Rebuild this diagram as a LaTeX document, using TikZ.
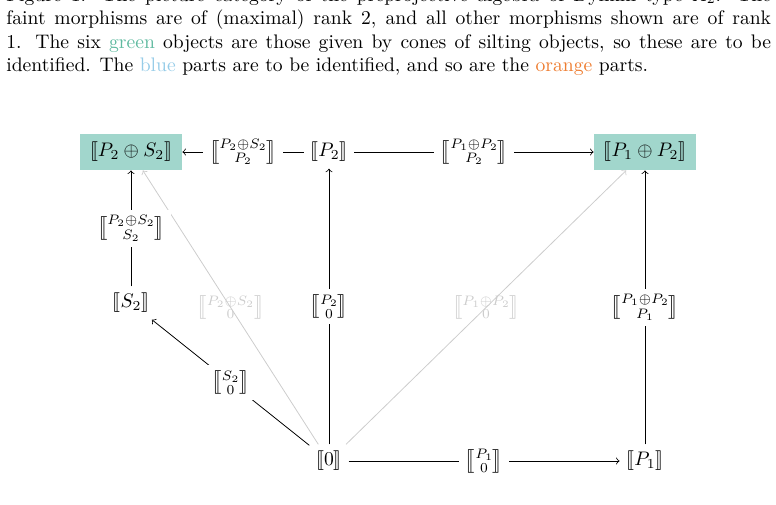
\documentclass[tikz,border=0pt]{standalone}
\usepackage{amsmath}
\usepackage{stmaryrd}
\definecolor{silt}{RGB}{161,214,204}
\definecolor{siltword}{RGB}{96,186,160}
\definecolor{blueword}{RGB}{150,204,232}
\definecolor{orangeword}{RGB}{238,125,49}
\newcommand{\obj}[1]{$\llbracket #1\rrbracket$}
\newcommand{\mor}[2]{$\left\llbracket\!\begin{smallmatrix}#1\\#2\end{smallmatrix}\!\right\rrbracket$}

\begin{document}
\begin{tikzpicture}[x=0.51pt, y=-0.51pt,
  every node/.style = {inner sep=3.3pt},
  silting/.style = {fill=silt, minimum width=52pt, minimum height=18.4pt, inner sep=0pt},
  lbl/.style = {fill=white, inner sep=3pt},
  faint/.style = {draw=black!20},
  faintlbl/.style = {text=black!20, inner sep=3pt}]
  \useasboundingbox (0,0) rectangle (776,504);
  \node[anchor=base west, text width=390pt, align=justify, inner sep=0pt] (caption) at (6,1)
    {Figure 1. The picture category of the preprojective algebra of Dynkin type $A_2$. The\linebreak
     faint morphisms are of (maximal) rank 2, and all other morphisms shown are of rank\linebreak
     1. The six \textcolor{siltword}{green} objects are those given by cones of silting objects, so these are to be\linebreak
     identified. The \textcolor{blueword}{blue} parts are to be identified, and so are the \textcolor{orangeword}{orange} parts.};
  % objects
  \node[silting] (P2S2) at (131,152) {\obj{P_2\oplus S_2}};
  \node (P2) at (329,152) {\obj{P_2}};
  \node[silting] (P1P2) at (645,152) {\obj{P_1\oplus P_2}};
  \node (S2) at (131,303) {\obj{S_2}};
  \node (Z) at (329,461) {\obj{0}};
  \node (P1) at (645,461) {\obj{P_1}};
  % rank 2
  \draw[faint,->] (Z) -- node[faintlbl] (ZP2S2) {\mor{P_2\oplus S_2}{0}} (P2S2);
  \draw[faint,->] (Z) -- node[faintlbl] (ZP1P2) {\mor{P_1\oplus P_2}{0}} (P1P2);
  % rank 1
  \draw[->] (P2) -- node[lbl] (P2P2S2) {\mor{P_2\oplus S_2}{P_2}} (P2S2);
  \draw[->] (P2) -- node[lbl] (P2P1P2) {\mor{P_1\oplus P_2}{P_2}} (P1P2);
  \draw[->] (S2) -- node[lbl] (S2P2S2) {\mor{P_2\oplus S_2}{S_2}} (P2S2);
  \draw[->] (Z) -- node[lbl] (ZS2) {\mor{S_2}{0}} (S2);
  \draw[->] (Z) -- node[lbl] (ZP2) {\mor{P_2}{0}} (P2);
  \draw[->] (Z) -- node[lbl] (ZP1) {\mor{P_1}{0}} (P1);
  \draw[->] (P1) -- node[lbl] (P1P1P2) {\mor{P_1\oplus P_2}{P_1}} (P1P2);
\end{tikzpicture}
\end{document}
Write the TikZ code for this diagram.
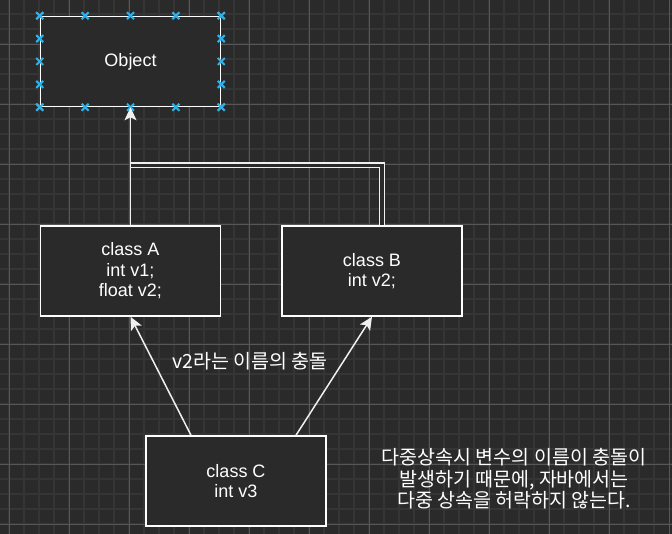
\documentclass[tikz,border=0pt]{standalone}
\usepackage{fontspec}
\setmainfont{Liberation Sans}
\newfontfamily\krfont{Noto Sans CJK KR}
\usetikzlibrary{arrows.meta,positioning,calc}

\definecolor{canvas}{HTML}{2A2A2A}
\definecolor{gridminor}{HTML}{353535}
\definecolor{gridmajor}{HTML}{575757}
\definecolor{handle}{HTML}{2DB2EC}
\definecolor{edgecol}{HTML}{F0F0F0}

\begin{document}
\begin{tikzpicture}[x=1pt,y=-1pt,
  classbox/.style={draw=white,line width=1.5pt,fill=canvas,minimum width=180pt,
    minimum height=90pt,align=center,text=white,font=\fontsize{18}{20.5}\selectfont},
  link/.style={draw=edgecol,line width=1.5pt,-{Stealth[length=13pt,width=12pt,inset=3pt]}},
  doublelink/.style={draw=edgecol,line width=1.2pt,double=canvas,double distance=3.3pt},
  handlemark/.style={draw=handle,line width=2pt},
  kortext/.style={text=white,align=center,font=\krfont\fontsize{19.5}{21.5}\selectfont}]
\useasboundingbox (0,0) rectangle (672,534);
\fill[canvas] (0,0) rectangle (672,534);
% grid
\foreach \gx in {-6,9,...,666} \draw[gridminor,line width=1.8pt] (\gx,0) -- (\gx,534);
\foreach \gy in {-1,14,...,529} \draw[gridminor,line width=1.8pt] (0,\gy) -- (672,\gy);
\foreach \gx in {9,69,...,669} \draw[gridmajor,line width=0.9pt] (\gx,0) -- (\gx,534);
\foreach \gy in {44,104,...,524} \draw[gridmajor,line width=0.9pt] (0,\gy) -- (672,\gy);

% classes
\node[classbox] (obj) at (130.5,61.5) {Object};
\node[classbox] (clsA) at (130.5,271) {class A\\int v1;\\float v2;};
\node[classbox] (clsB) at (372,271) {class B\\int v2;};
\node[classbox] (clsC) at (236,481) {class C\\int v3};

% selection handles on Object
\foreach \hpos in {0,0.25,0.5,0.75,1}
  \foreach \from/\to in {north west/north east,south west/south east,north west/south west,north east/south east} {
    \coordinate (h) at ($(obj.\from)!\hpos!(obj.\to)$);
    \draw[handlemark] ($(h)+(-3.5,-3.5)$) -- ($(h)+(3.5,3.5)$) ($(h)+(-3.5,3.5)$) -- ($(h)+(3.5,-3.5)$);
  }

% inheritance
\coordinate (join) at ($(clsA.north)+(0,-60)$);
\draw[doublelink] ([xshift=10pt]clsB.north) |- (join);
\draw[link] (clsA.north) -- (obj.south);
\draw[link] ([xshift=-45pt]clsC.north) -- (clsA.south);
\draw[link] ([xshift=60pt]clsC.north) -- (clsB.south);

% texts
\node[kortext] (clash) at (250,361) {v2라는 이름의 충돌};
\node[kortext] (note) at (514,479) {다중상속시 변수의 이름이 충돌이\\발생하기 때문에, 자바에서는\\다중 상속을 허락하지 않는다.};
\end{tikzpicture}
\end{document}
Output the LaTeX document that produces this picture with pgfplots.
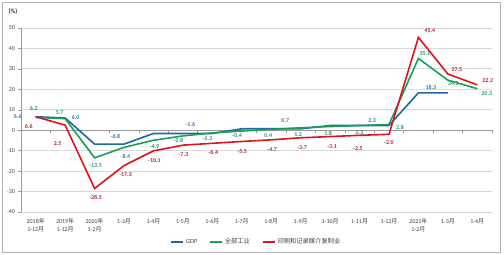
■ ■ ■ ■
**WRITTEN INSTRUCTION:**
The pictures should not appear in the copy; every other part of the records above must be returned exactly.

**PROBLEM SOLUTION:**
Rebuild this diagram as a LaTeX document, using TikZ.
\documentclass[tikz,border=0pt]{standalone}
\usepackage{amsmath}
\usepackage{stmaryrd}
\definecolor{silt}{RGB}{161,214,204}
\definecolor{siltword}{RGB}{96,186,160}
\definecolor{blueword}{RGB}{150,204,232}
\definecolor{orangeword}{RGB}{238,125,49}
\newcommand{\obj}[1]{$\llbracket #1\rrbracket$}
\newcommand{\mor}[2]{$\left\llbracket\!\begin{smallmatrix}#1\\#2\end{smallmatrix}\!\right\rrbracket$}

\begin{document}
\begin{tikzpicture}[x=0.51pt, y=-0.51pt,
  every node/.style = {inner sep=3.3pt},
  silting/.style = {fill=silt, minimum width=52pt, minimum height=18.4pt, inner sep=0pt},
  lbl/.style = {fill=white, inner sep=3pt},
  faint/.style = {draw=black!20},
  faintlbl/.style = {text=black!20, inner sep=3pt}]
  \useasboundingbox (0,0) rectangle (776,504);
  \node[anchor=base west, text width=390pt, align=justify, inner sep=0pt] (caption) at (6,1)
    {Figure 1. The picture category of the preprojective algebra of Dynkin type $A_2$. The\linebreak
     faint morphisms are of (maximal) rank 2, and all other morphisms shown are of rank\linebreak
     1. The six \textcolor{siltword}{green} objects are those given by cones of silting objects, so these are to be\linebreak
     identified. The \textcolor{blueword}{blue} parts are to be identified, and so are the \textcolor{orangeword}{orange} parts.};
  % objects
  \node[silting] (P2S2) at (131,152) {\obj{P_2\oplus S_2}};
  \node (P2) at (329,152) {\obj{P_2}};
  \node[silting] (P1P2) at (645,152) {\obj{P_1\oplus P_2}};
  \node (S2) at (131,303) {\obj{S_2}};
  \node (Z) at (329,461) {\obj{0}};
  \node (P1) at (645,461) {\obj{P_1}};
  % rank 2
  \draw[faint,->] (Z) -- node[faintlbl] (ZP2S2) {\mor{P_2\oplus S_2}{0}} (P2S2);
  \draw[faint,->] (Z) -- node[faintlbl] (ZP1P2) {\mor{P_1\oplus P_2}{0}} (P1P2);
  % rank 1
  \draw[->] (P2) -- node[lbl] (P2P2S2) {\mor{P_2\oplus S_2}{P_2}} (P2S2);
  \draw[->] (P2) -- node[lbl] (P2P1P2) {\mor{P_1\oplus P_2}{P_2}} (P1P2);
  \draw[->] (S2) -- node[lbl] (S2P2S2) {\mor{P_2\oplus S_2}{S_2}} (P2S2);
  \draw[->] (Z) -- node[lbl] (ZS2) {\mor{S_2}{0}} (S2);
  \draw[->] (Z) -- node[lbl] (ZP2) {\mor{P_2}{0}} (P2);
  \draw[->] (Z) -- node[lbl] (ZP1) {\mor{P_1}{0}} (P1);
  \draw[->] (P1) -- node[lbl] (P1P1P2) {\mor{P_1\oplus P_2}{P_1}} (P1P2);
\end{tikzpicture}
\end{document}
Write the TikZ code for this diagram.
\documentclass[tikz,border=0pt]{standalone}
\usepackage{fontspec}
\setmainfont{Liberation Sans}
\newfontfamily\krfont{Noto Sans CJK KR}
\usetikzlibrary{arrows.meta,positioning,calc}

\definecolor{canvas}{HTML}{2A2A2A}
\definecolor{gridminor}{HTML}{353535}
\definecolor{gridmajor}{HTML}{575757}
\definecolor{handle}{HTML}{2DB2EC}
\definecolor{edgecol}{HTML}{F0F0F0}

\begin{document}
\begin{tikzpicture}[x=1pt,y=-1pt,
  classbox/.style={draw=white,line width=1.5pt,fill=canvas,minimum width=180pt,
    minimum height=90pt,align=center,text=white,font=\fontsize{18}{20.5}\selectfont},
  link/.style={draw=edgecol,line width=1.5pt,-{Stealth[length=13pt,width=12pt,inset=3pt]}},
  doublelink/.style={draw=edgecol,line width=1.2pt,double=canvas,double distance=3.3pt},
  handlemark/.style={draw=handle,line width=2pt},
  kortext/.style={text=white,align=center,font=\krfont\fontsize{19.5}{21.5}\selectfont}]
\useasboundingbox (0,0) rectangle (672,534);
\fill[canvas] (0,0) rectangle (672,534);
% grid
\foreach \gx in {-6,9,...,666} \draw[gridminor,line width=1.8pt] (\gx,0) -- (\gx,534);
\foreach \gy in {-1,14,...,529} \draw[gridminor,line width=1.8pt] (0,\gy) -- (672,\gy);
\foreach \gx in {9,69,...,669} \draw[gridmajor,line width=0.9pt] (\gx,0) -- (\gx,534);
\foreach \gy in {44,104,...,524} \draw[gridmajor,line width=0.9pt] (0,\gy) -- (672,\gy);

% classes
\node[classbox] (obj) at (130.5,61.5) {Object};
\node[classbox] (clsA) at (130.5,271) {class A\\int v1;\\float v2;};
\node[classbox] (clsB) at (372,271) {class B\\int v2;};
\node[classbox] (clsC) at (236,481) {class C\\int v3};

% selection handles on Object
\foreach \hpos in {0,0.25,0.5,0.75,1}
  \foreach \from/\to in {north west/north east,south west/south east,north west/south west,north east/south east} {
    \coordinate (h) at ($(obj.\from)!\hpos!(obj.\to)$);
    \draw[handlemark] ($(h)+(-3.5,-3.5)$) -- ($(h)+(3.5,3.5)$) ($(h)+(-3.5,3.5)$) -- ($(h)+(3.5,-3.5)$);
  }

% inheritance
\coordinate (join) at ($(clsA.north)+(0,-60)$);
\draw[doublelink] ([xshift=10pt]clsB.north) |- (join);
\draw[link] (clsA.north) -- (obj.south);
\draw[link] ([xshift=-45pt]clsC.north) -- (clsA.south);
\draw[link] ([xshift=60pt]clsC.north) -- (clsB.south);

% texts
\node[kortext] (clash) at (250,361) {v2라는 이름의 충돌};
\node[kortext] (note) at (514,479) {다중상속시 변수의 이름이 충돌이\\발생하기 때문에, 자바에서는\\다중 상속을 허락하지 않는다.};
\end{tikzpicture}
\end{document}
Output the LaTeX document that produces this picture with pgfplots.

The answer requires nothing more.